** START OF Recorded data **
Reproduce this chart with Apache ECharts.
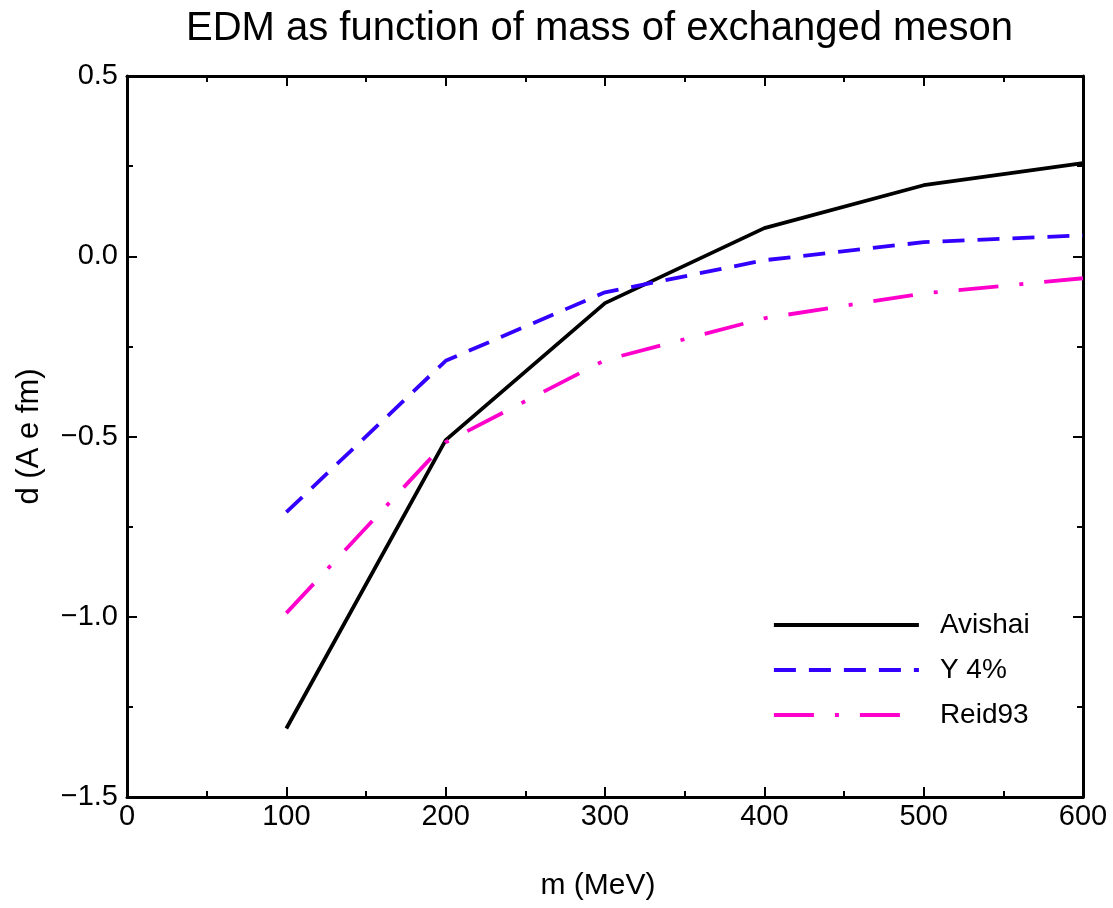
<!DOCTYPE html>
<html><head><meta charset="utf-8">
<script src="https://cdn.jsdelivr.net/npm/echarts@6/dist/echarts.min.js"></script>
<style>html,body{margin:0;padding:0;background:#fff}#c{width:1113px;height:908px}</style>
</head><body><div id="c"></div>
<script>
const masses = [100, 200, 300, 400, 500, 600];
const avishai = [-1.31, -0.51, -0.13, 0.078, 0.197, 0.258];
const y4 = [-0.71, -0.29, -0.10, -0.011, 0.039, 0.058];
const reid93 = [-0.99, -0.516, -0.288, -0.172, -0.103, -0.061];
const seriesNames = ['Avishai', 'Y 4%', 'Reid93'];
const titleText = 'EDM as function of mass of exchanged meson';
const xName = 'm (MeV)';
const yName = 'd (A e fm)';

const FONT = '"Liberation Sans", Arial, Helvetica, sans-serif';
const pair = (arr) => masses.map((m, i) => [m, arr[i]]);
const fmtY = v => (v < 0 ? '\u2212' : '') + Math.abs(v).toFixed(1);

const axisCommon = () => ({
  axisLine: {show: true, onZero: false, lineStyle: {color: '#000', width: 3}},
  axisTick: {show: true, inside: true, length: 10, lineStyle: {color: '#000', width: 2}},
  minorTick: {show: true, splitNumber: 2, length: 6, lineStyle: {color: '#000', width: 2}},
  splitLine: {show: false},
  minorSplitLine: {show: false}
});

const chart = echarts.init(document.getElementById('c'), null, {renderer: 'canvas'});
chart.setOption({
  backgroundColor: '#fff',
  animation: false,
  title: {text: titleText, left: 181, top: 4,
    textStyle: {fontFamily: FONT, fontSize: 40, fontWeight: 'normal', color: '#000'}},
  grid: {left: 127, right: 30, top: 76, bottom: 111},
  legend: {
    orient: 'vertical', left: 767, top: 606, itemWidth: 145, itemHeight: 32, itemGap: 17,
    itemStyle: {opacity: 0},
    lineStyle: {width: 3.8},
    textStyle: {fontFamily: FONT, fontSize: 28, color: '#000', padding: [0, 0, 0, 16]},
    data: seriesNames
  },
  xAxis: [
    Object.assign({type: 'value', min: 0, max: 600, interval: 100, position: 'bottom',
      name: xName, nameLocation: 'middle', nameGap: 74,
      nameTextStyle: {fontFamily: FONT, fontSize: 30, color: '#000', padding: [0, 14, 0, 0]},
      axisLabel: {fontFamily: FONT, fontSize: 29, color: '#000', margin: 5}}, axisCommon()),
    Object.assign({type: 'value', min: 0, max: 600, interval: 100, position: 'top',
      axisLabel: {show: false}}, axisCommon())
  ],
  yAxis: [
    Object.assign({type: 'value', min: -1.5, max: 0.5, interval: 0.5, position: 'left',
      name: yName, nameLocation: 'middle', nameGap: 82, nameRotate: 90,
      nameTextStyle: {fontFamily: FONT, fontSize: 31, color: '#000'},
      axisLabel: {fontFamily: FONT, fontSize: 29, color: '#000', margin: 9, formatter: fmtY}}, axisCommon()),
    Object.assign({type: 'value', min: -1.5, max: 0.5, interval: 0.5, position: 'right',
      axisLabel: {show: false}}, axisCommon())
  ],
  series: [
    {name: seriesNames[0], type: 'line', data: pair(avishai), symbol: 'none',
      lineStyle: {color: '#000', width: 3.8, type: 'solid'}, itemStyle: {color: '#000'}},
    {name: seriesNames[1], type: 'line', data: pair(y4), symbol: 'none',
      lineStyle: {color: '#3300ff', width: 3.8, type: [22, 13]}, itemStyle: {color: '#3300ff'}},
    {name: seriesNames[2], type: 'line', data: pair(reid93), symbol: 'none',
      lineStyle: {color: '#ff00cc', width: 3.8, type: [40, 21, 4, 21]}, itemStyle: {color: '#ff00cc'}}
  ]
});
</script></body></html>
** END OF Recorded data **
* [What is asked]
Return exactly what appears from the opening line of the material through the line with "const fmtY = v", apart from the pictures.

* [Solution to this exercise]
Reproduce this chart with Apache ECharts.
<!DOCTYPE html>
<html><head><meta charset="utf-8">
<script src="https://cdn.jsdelivr.net/npm/echarts@6/dist/echarts.min.js"></script>
<style>html,body{margin:0;padding:0;background:#fff}#c{width:1113px;height:908px}</style>
</head><body><div id="c"></div>
<script>
const masses = [100, 200, 300, 400, 500, 600];
const avishai = [-1.31, -0.51, -0.13, 0.078, 0.197, 0.258];
const y4 = [-0.71, -0.29, -0.10, -0.011, 0.039, 0.058];
const reid93 = [-0.99, -0.516, -0.288, -0.172, -0.103, -0.061];
const seriesNames = ['Avishai', 'Y 4%', 'Reid93'];
const titleText = 'EDM as function of mass of exchanged meson';
const xName = 'm (MeV)';
const yName = 'd (A e fm)';

const FONT = '"Liberation Sans", Arial, Helvetica, sans-serif';
const pair = (arr) => masses.map((m, i) => [m, arr[i]]);
const fmtY = v => (v < 0 ? '\u2212' : '') + Math.abs(v).toFixed(1);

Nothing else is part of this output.